Exercise details:
Your job is to retype all of the data word for word, leaving every image out.

Dataset excerpt:

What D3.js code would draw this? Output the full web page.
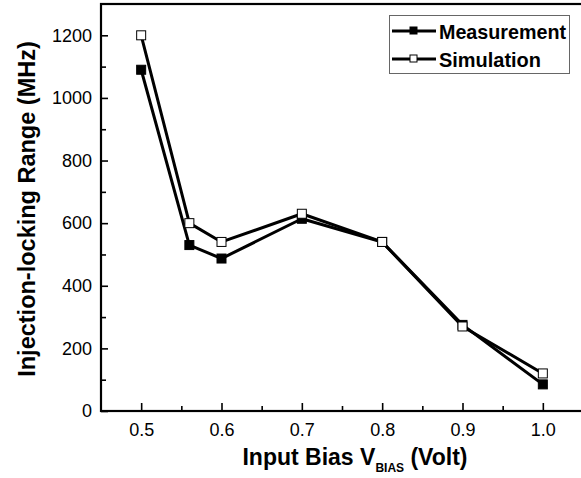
<!DOCTYPE html>
<html>
<head>
<meta charset="utf-8">
<script src="https://cdn.jsdelivr.net/npm/d3@7"></script>
<style>
  body { margin: 0; background: #fff; }
  svg { display: block; font-family: Arial, "Liberation Sans", sans-serif; }
</style>
</head>
<body>
<div id="chart"></div>
<script>
// values
var biasVolts = [0.5, 0.56, 0.6, 0.7, 0.8, 0.9, 1.0];
var measurement = [1090, 530, 487, 614, 540, 275, 85];
var simulation = [1200, 600, 540, 630, 540, 270, 120];
var xTicks = [0.5, 0.6, 0.7, 0.8, 0.9, 1.0];
var yTicks = [0, 200, 400, 600, 800, 1000, 1200];

var width = 581, height = 478;
var margin = {top: 4, right: 0, bottom: 67, left: 101};

var svg = d3.select("#chart").append("svg")
  .attr("width", width)
  .attr("height", height);

// right edge of the frame sits just past the picture
var x = d3.scaleLinear().domain([0.45, 1.05]).range([margin.left, margin.left + 482]);
var y = d3.scaleLinear().domain([0, 1300]).range([height - margin.bottom, margin.top]);

svg.append("rect")
  .attr("x", x(0.45)).attr("y", y(1300))
  .attr("width", x(1.05) - x(0.45)).attr("height", y(0) - y(1300))
  .attr("fill", "none").attr("stroke", "#000").attr("stroke-width", 2.2);

// y axis: major ticks with labels, minor ticks in between, all pointing inward
var yAxis = d3.axisLeft(y).tickValues(yTicks).tickSize(-7).tickPadding(9).tickFormat(d3.format("d"));
var gy = svg.append("g").attr("transform", "translate(" + x(0.45) + ",0)").call(yAxis);
gy.select(".domain").remove();
gy.selectAll(".tick line").attr("stroke-width", 1.6);
gy.selectAll("text").style("font-size", "18px").attr("fill", "#000");
var yMinor = d3.axisLeft(y).tickValues(d3.range(100, 1300, 200)).tickSize(-5).tickFormat("");
var gym = svg.append("g").attr("transform", "translate(" + x(0.45) + ",0)").call(yMinor);
gym.select(".domain").remove();
gym.selectAll(".tick line").attr("stroke-width", 1.6);

// x axis
var xAxis = d3.axisBottom(x).tickValues(xTicks).tickSize(-8).tickPadding(12).tickFormat(d3.format(".1f"));
var gx = svg.append("g").attr("transform", "translate(0," + y(0) + ")").call(xAxis);
gx.select(".domain").remove();
gx.selectAll(".tick line").attr("stroke-width", 1.6);
gx.selectAll("text").style("font-size", "18px").attr("fill", "#000");
var xMinor = d3.axisBottom(x).tickValues([0.55, 0.65, 0.75, 0.85, 0.95]).tickSize(-5).tickFormat("");
var gxm = svg.append("g").attr("transform", "translate(0," + y(0) + ")").call(xMinor);
gxm.select(".domain").remove();
gxm.selectAll(".tick line").attr("stroke-width", 1.6);

// axis titles
var xt = svg.append("text")
  .attr("x", 355).attr("y", 465)
  .attr("text-anchor", "middle")
  .style("font-size", "23px").style("font-weight", "bold");
xt.append("tspan").text("Input Bias V");
xt.append("tspan").attr("dy", 7).style("font-size", "12px").text("BIAS");
xt.append("tspan").attr("dy", -7).text(" (Volt)");

svg.append("text")
  .attr("transform", "translate(35," + 209 + ") rotate(-90)")
  .attr("text-anchor", "middle")
  .style("font-size", "23.5px").style("font-weight", "bold")
  .text("Injection-locking Range (MHz)");

// series
var series = [
  {name: "Measurement", values: measurement, fill: "#000", w: 127},
  {name: "Simulation", values: simulation, fill: "#fff", w: 102}
];

var line = d3.line()
  .x(function(d, i) { return x(biasVolts[i]); })
  .y(function(d) { return y(d); });

var ms = 9;
series.forEach(function(s) {
  svg.append("path")
    .attr("d", line(s.values))
    .attr("fill", "none")
    .attr("stroke", "#000")
    .attr("stroke-width", 3)
    .attr("stroke-linejoin", "round");
  svg.selectAll(null)
    .data(s.values)
    .enter().append("rect")
    .attr("x", function(d, i) { return x(biasVolts[i]) - ms / 2; })
    .attr("y", function(d) { return y(d) - ms / 2; })
    .attr("width", ms).attr("height", ms)
    .attr("fill", s.fill)
    .attr("stroke", "#000")
    .attr("stroke-width", 1);
});

// legend
var lg = svg.append("g").attr("transform", "translate(389,15)");
lg.append("rect")
  .attr("x", 0.5).attr("y", 0.5)
  .attr("width", 180).attr("height", 58)
  .attr("fill", "#fff").attr("stroke", "#666").attr("stroke-width", 1);
series.forEach(function(s, i) {
  var row = lg.append("g").attr("transform", "translate(0," + (16 + i * 28) + ")");
  row.append("line")
    .attr("x1", 3).attr("x2", 47).attr("y1", 0).attr("y2", 0)
    .attr("stroke", "#000").attr("stroke-width", 3);
  row.append("rect")
    .attr("x", 25 - 4).attr("y", -4).attr("width", 7).attr("height", 7)
    .attr("fill", s.fill).attr("stroke", "#000").attr("stroke-width", 1);
  row.append("text")
    .attr("x", 50).attr("y", 8)
    .attr("textLength", s.w).attr("lengthAdjust", "spacingAndGlyphs")
    .style("font-size", "21px").style("font-weight", "bold")
    .text(s.name);
});
</script>
</body>
</html>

Finished task:
What D3.js code would draw this? Output the full web page.
<!DOCTYPE html>
<html>
<head>
<meta charset="utf-8">
<script src="https://cdn.jsdelivr.net/npm/d3@7"></script>
<style>
  body { margin: 0; background: #fff; }
  svg { display: block; font-family: Arial, "Liberation Sans", sans-serif; }
</style>
</head>
<body>
<div id="chart"></div>
<script>
// values
var biasVolts = [0.5, 0.56, 0.6, 0.7, 0.8, 0.9, 1.0];
var measurement = [1090, 530, 487, 614, 540, 275, 85];
var simulation = [1200, 600, 540, 630, 540, 270, 120];
var xTicks = [0.5, 0.6, 0.7, 0.8, 0.9, 1.0];
var yTicks = [0, 200, 400, 600, 800, 1000, 1200];

var width = 581, height = 478;
var margin = {top: 4, right: 0, bottom: 67, left: 101};

var svg = d3.select("#chart").append("svg")
  .attr("width", width)
  .attr("height", height);

// right edge of the frame sits just past the picture
var x = d3.scaleLinear().domain([0.45, 1.05]).range([margin.left, margin.left + 482]);
var y = d3.scaleLinear().domain([0, 1300]).range([height - margin.bottom, margin.top]);

svg.append("rect")
  .attr("x", x(0.45)).attr("y", y(1300))
  .attr("width", x(1.05) - x(0.45)).attr("height", y(0) - y(1300))
  .attr("fill", "none").attr("stroke", "#000").attr("stroke-width", 2.2);

// y axis: major ticks with labels, minor ticks in between, all pointing inward
var yAxis = d3.axisLeft(y).tickValues(yTicks).tickSize(-7).tickPadding(9).tickFormat(d3.format("d"));
var gy = svg.append("g").attr("transform", "translate(" + x(0.45) + ",0)").call(yAxis);
gy.select(".domain").remove();
gy.selectAll(".tick line").attr("stroke-width", 1.6);
gy.selectAll("text").style("font-size", "18px").attr("fill", "#000");
var yMinor = d3.axisLeft(y).tickValues(d3.range(100, 1300, 200)).tickSize(-5).tickFormat("");
var gym = svg.append("g").attr("transform", "translate(" + x(0.45) + ",0)").call(yMinor);
gym.select(".domain").remove();
gym.selectAll(".tick line").attr("stroke-width", 1.6);

// x axis
var xAxis = d3.axisBottom(x).tickValues(xTicks).tickSize(-8).tickPadding(12).tickFormat(d3.format(".1f"));
var gx = svg.append("g").attr("transform", "translate(0," + y(0) + ")").call(xAxis);
gx.select(".domain").remove();
gx.selectAll(".tick line").attr("stroke-width", 1.6);
gx.selectAll("text").style("font-size", "18px").attr("fill", "#000");
var xMinor = d3.axisBottom(x).tickValues([0.55, 0.65, 0.75, 0.85, 0.95]).tickSize(-5).tickFormat("");
var gxm = svg.append("g").attr("transform", "translate(0," + y(0) + ")").call(xMinor);
gxm.select(".domain").remove();
gxm.selectAll(".tick line").attr("stroke-width", 1.6);

// axis titles
var xt = svg.append("text")
  .attr("x", 355).attr("y", 465)
  .attr("text-anchor", "middle")
  .style("font-size", "23px").style("font-weight", "bold");
xt.append("tspan").text("Input Bias V");
xt.append("tspan").attr("dy", 7).style("font-size", "12px").text("BIAS");
xt.append("tspan").attr("dy", -7).text(" (Volt)");

svg.append("text")
  .attr("transform", "translate(35," + 209 + ") rotate(-90)")
  .attr("text-anchor", "middle")
  .style("font-size", "23.5px").style("font-weight", "bold")
  .text("Injection-locking Range (MHz)");

// series
var series = [
  {name: "Measurement", values: measurement, fill: "#000", w: 127},
  {name: "Simulation", values: simulation, fill: "#fff", w: 102}
];

var line = d3.line()
  .x(function(d, i) { return x(biasVolts[i]); })
  .y(function(d) { return y(d); });

var ms = 9;
series.forEach(function(s) {
  svg.append("path")
    .attr("d", line(s.values))
    .attr("fill", "none")
    .attr("stroke", "#000")
    .attr("stroke-width", 3)
    .attr("stroke-linejoin", "round");
  svg.selectAll(null)
    .data(s.values)
    .enter().append("rect")
    .attr("x", function(d, i) { return x(biasVolts[i]) - ms / 2; })
    .attr("y", function(d) { return y(d) - ms / 2; })
    .attr("width", ms).attr("height", ms)
    .attr("fill", s.fill)
    .attr("stroke", "#000")
    .attr("stroke-width", 1);
});

// legend
var lg = svg.append("g").attr("transform", "translate(389,15)");
lg.append("rect")
  .attr("x", 0.5).attr("y", 0.5)
  .attr("width", 180).attr("height", 58)
  .attr("fill", "#fff").attr("stroke", "#666").attr("stroke-width", 1);
series.forEach(function(s, i) {
  var row = lg.append("g").attr("transform", "translate(0," + (16 + i * 28) + ")");
  row.append("line")
    .attr("x1", 3).attr("x2", 47).attr("y1", 0).attr("y2", 0)
    .attr("stroke", "#000").attr("stroke-width", 3);
  row.append("rect")
    .attr("x", 25 - 4).attr("y", -4).attr("width", 7).attr("height", 7)
    .attr("fill", s.fill).attr("stroke", "#000").attr("stroke-width", 1);
  row.append("text")
    .attr("x", 50).attr("y", 8)
    .attr("textLength", s.w).attr("lengthAdjust", "spacingAndGlyphs")
    .style("font-size", "21px").style("font-weight", "bold")
    .text(s.name);
});
</script>
</body>
</html>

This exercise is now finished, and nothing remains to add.